▶ _Data_
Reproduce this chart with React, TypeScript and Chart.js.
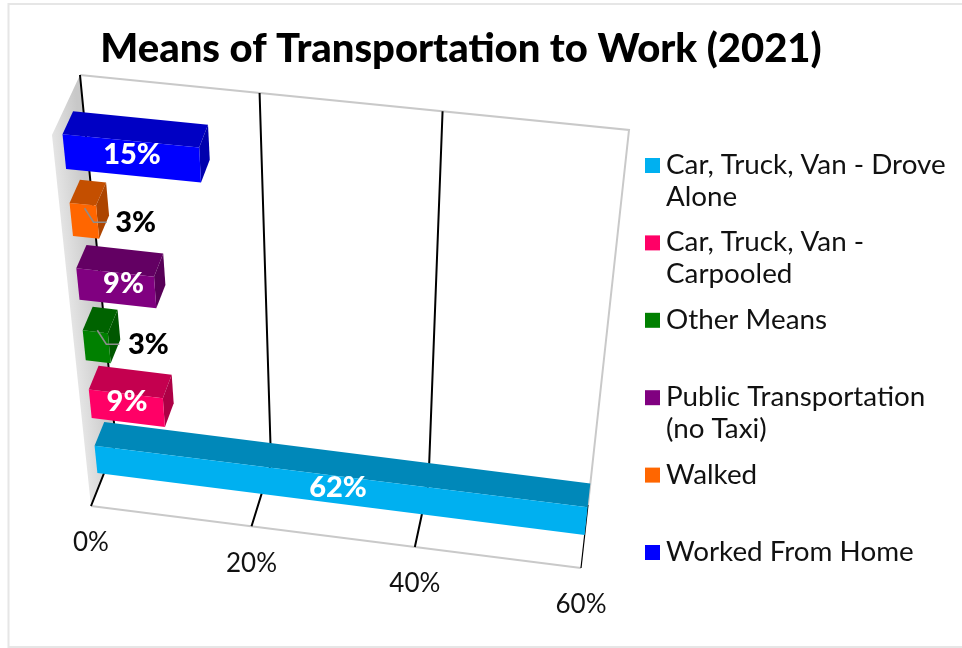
import React, { useEffect, useRef } from "react";
import { Chart, registerables } from "chart.js";

Chart.register(...registerables);

const title = "Means of Transportation to Work (2021)";
const categories = [
  "Car, Truck, Van - Drove Alone",
  "Car, Truck, Van - Carpooled",
  "Other Means",
  "Public Transportation (no Taxi)",
  "Walked",
  "Worked From Home",
];
const shares = [62, 9, 3, 9, 3, 15];
const colors = ["#00B0F0", "#FF0066", "#008000", "#800080", "#FF6600", "#0000FF"];
const legendLines = [
  ["Car, Truck, Van - Drove", "Alone"],
  ["Car, Truck, Van -", "Carpooled"],
  ["Other Means"],
  ["Public Transportation", "(no Taxi)"],
  ["Walked"],
  ["Worked From Home"],
];
const axisMax = 60;
const axisStep = 20;

const FONT = "Lato, sans-serif";
type Pt = [number, number];

function homography(q: Pt[]) {
  const [[x0, y0], [x1, y1], [x2, y2], [x3, y3]] = q;
  const dx1 = x1 - x2, dx2 = x3 - x2, sx = x0 - x1 + x2 - x3;
  const dy1 = y1 - y2, dy2 = y3 - y2, sy = y0 - y1 + y2 - y3;
  const den = dx1 * dy2 - dx2 * dy1;
  const g = (sx * dy2 - dx2 * sy) / den;
  const h = (dx1 * sy - sx * dy1) / den;
  const a = x1 - x0 + g * x1, b = x3 - x0 + h * x3;
  const d = y1 - y0 + g * y1, e = y3 - y0 + h * y3;
  return (u: number, v: number): Pt => {
    const w = g * u + h * v + 1;
    return [(a * u + b * v + x0) / w, (d * u + e * v + y0) / w];
  };
}

const wallMap = homography([[80, 75], [629, 130], [588, 505], [116, 443]]);
const frontMap = homography([[52, 135], [622, 188], [581, 568], [91, 506]]);
const project = (uRaw: number, v: number, d: number): Pt => {
  const u = uRaw + 0.018 * uRaw * (1 - uRaw);
  const a = wallMap(u, v), b = frontMap(u, v);
  return [a[0] + (b[0] - a[0]) * d, a[1] + (b[1] - a[1]) * d];
};

const DEPTH_BACK = 0.31;
const DEPTH_FRONT = 0.69;
const LABEL_NUDGE: Pt[] = [[0, -2], [0, -7], [1, -4], [7, -5], [0, 0], [0, -4]];

function shade(hex: string, f: number) {
  const n = parseInt(hex.slice(1), 16);
  const c = [(n >> 16) & 255, (n >> 8) & 255, n & 255].map((x) => Math.round(x * f));
  return `rgb(${c[0]},${c[1]},${c[2]})`;
}

function poly(ctx: CanvasRenderingContext2D, pts: Pt[], fill: any) {
  ctx.beginPath();
  pts.forEach((p, i) => (i ? ctx.lineTo(p[0], p[1]) : ctx.moveTo(p[0], p[1])));
  ctx.closePath();
  ctx.fillStyle = fill;
  ctx.fill();
}

function line(ctx: CanvasRenderingContext2D, pts: Pt[], color: string, w: number) {
  ctx.beginPath();
  pts.forEach((p, i) => (i ? ctx.lineTo(p[0], p[1]) : ctx.moveTo(p[0], p[1])));
  ctx.strokeStyle = color;
  ctx.lineWidth = w;
  ctx.stroke();
}

const scenePlugin = {
  id: "scene3d",
  beforeDraw(chart: any) {
    const ctx = chart.ctx;
    ctx.save();
    ctx.fillStyle = "#fff";
    ctx.fillRect(0, 0, chart.width, chart.height);
    ctx.strokeStyle = "#E6E6E6";
    ctx.lineWidth = 2;
    ctx.strokeRect(8.5, 4, 970, 643);
    ctx.restore();
  },
  beforeDatasetsDraw(chart: any) {
    const ctx = chart.ctx;
    const xs = chart.scales.x;
    const { left, width } = chart.chartArea;
    ctx.save();
    const grad = ctx.createLinearGradient(52, 135, 80, 132);
    grad.addColorStop(0, "#E4E4E4");
    grad.addColorStop(1, "#C8C8C8");
    poly(ctx, [project(0, 0, 0), project(0, 0, 1), project(0, 1, 1), project(0, 1, 0)], grad);
    line(ctx, [project(0, 0, 0), project(1, 0, 0), project(1, 1, 0)], "#C9C9C9", 2);
    line(ctx, [project(0, 1, 1), project(1, 1, 1)], "#C9C9C9", 2);
    xs.ticks.forEach((t: any) => {
      const u = (xs.getPixelForValue(t.value) - left) / width;
      const last = u > 0.999;
      if (!last) {
        line(ctx, [project(u, 0, 0), project(u, 1, 0), project(u, 1, 1)], "#000", 2);
      } else {
        line(ctx, [project(u, 1, 0), project(u, 1, 1)], "#000", 1.2);
      }
      const p = project(u, 1, 1);
      ctx.font = `26px ${FONT}`;
      ctx.fillStyle = "#111";
      ctx.textAlign = "center";
      ctx.textBaseline = "middle";
      ctx.fillText(t.label, p[0], p[1] + 37);
    });
    ctx.restore();
  },
  beforeDatasetDraw(chart: any, args: any) {
    const ctx = chart.ctx;
    const { left, top, width, height } = chart.chartArea;
    const meta = chart.getDatasetMeta(args.index);
    const ds = chart.data.datasets[args.index];
    ctx.save();
    const order = meta.data.map((_: any, i: number) => i).reverse();
    order.forEach((i: number) => {
      const el = meta.data[i];
      const p = el.getProps(["x", "y", "base", "height"], true);
      const u1Raw = (p.x - left) / width;
      const clipped = u1Raw > 1;
      const u1 = Math.min(u1Raw, 1);
      const u0 = (p.base - left) / width;
      const vT = (p.y - p.height / 2 - top) / height;
      const vB = (p.y + p.height / 2 - top) / height;
      const c = ds.backgroundColor[i];
      const P = (u: number, v: number, d: number) => project(u, v, d);
      poly(ctx, [P(u0, vT, DEPTH_BACK), P(u1, vT, DEPTH_BACK), P(u1, vT, DEPTH_FRONT), P(u0, vT, DEPTH_FRONT)], shade(c, 0.77));
      if (!clipped) {
        poly(ctx, [P(u1, vT, DEPTH_BACK), P(u1, vB, DEPTH_BACK), P(u1, vB, DEPTH_FRONT), P(u1, vT, DEPTH_FRONT)], shade(c, 0.68));
      }
      poly(ctx, [P(u0, vT, DEPTH_FRONT), P(u1, vT, DEPTH_FRONT), P(u1, vB, DEPTH_FRONT), P(u0, vB, DEPTH_FRONT)], c);
    });
    ctx.textAlign = "center";
    ctx.textBaseline = "middle";
    ctx.font = `900 29px ${FONT}`;
    meta.data.forEach((el: any, i: number) => {
      const p = el.getProps(["x", "y", "base", "height"], true);
      const u1 = Math.min((p.x - left) / width, 1);
      const u0 = (p.base - left) / width;
      const v = (p.y - top) / height;
      const text = `${ds.data[i]}%`;
      if (ds.data[i] < 5) {
        const end = project(u1, v, DEPTH_FRONT);
        const lx = end[0] + 38 + LABEL_NUDGE[i][0];
        const ly = end[1] + LABEL_NUDGE[i][1];
        line(ctx, [[lx - 51, ly - 14], [lx - 42, ly], [lx - 29, ly]], "#8C8C8C", 1.6);
        ctx.fillStyle = "#000";
        ctx.fillText(text, lx, ly);
      } else {
        const m = project((u0 + u1) / 2, v, DEPTH_FRONT);
        ctx.fillStyle = "#fff";
        ctx.fillText(text, m[0] + LABEL_NUDGE[i][0], m[1] + LABEL_NUDGE[i][1]);
      }
    });
    ctx.restore();
    return false;
  },
  afterDraw(chart: any) {
    const ctx = chart.ctx;
    const colorsList = chart.data.datasets[0].backgroundColor;
    ctx.save();
    ctx.font = `27.8px ${FONT}`;
    ctx.textAlign = "left";
    ctx.textBaseline = "middle";
    legendLines.forEach((lines, i) => {
      const y = 165 + i * 77.4;
      ctx.fillStyle = colorsList[i];
      ctx.fillRect(645, y - 7, 15, 15);
      ctx.fillStyle = "#111";
      lines.forEach((l, j) => ctx.fillText(l, 666, y + j * 32));
    });
    ctx.restore();
  },
};

export default function App() {
  const ref = useRef<HTMLCanvasElement>(null);
  useEffect(() => {
    const chart = new Chart(ref.current as HTMLCanvasElement, {
      type: "bar",
      data: {
        labels: categories,
        datasets: [{ label: "Share", data: shares, backgroundColor: colors }],
      },
      options: {
        indexAxis: "y",
        responsive: false,
        animation: false,
        layout: { padding: { left: 80, right: 120, top: 8, bottom: 10 } },
        datasets: { bar: { categoryPercentage: 1, barPercentage: 0.5 } },
        scales: {
          x: {
            min: 0,
            max: axisMax,
            ticks: { display: false, stepSize: axisStep, callback: (v: any) => `${v}%` },
            grid: { display: false },
            border: { display: false },
          },
          y: {
            reverse: true,
            ticks: { display: false },
            grid: { display: false },
            border: { display: false },
          },
        },
        plugins: {
          legend: { display: false },
          tooltip: { enabled: false },
          title: {
            display: true,
            text: title,
            color: "#000",
            font: { family: "Lato, sans-serif", size: 40, weight: 900 },
            padding: { top: 17, bottom: 10 },
          },
        },
      } as any,
      plugins: [scenePlugin as any],
    });
    return () => chart.destroy();
  }, []);
  return (
    <div style={{ position: "fixed", left: 0, top: 0, width: 962, height: 648, overflow: "hidden", background: "#fff" }}>
      <canvas ref={ref} width={962} height={648} style={{ display: "block" }} />
    </div>
  );
}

▶ _What to work on_
In the data above, please extract the lines from the first one through the line with "Chart.register(...registerables);", exactly, and keep pictures out.

▶ _The result_
Reproduce this chart with React, TypeScript and Chart.js.
import React, { useEffect, useRef } from "react";
import { Chart, registerables } from "chart.js";

Chart.register(...registerables);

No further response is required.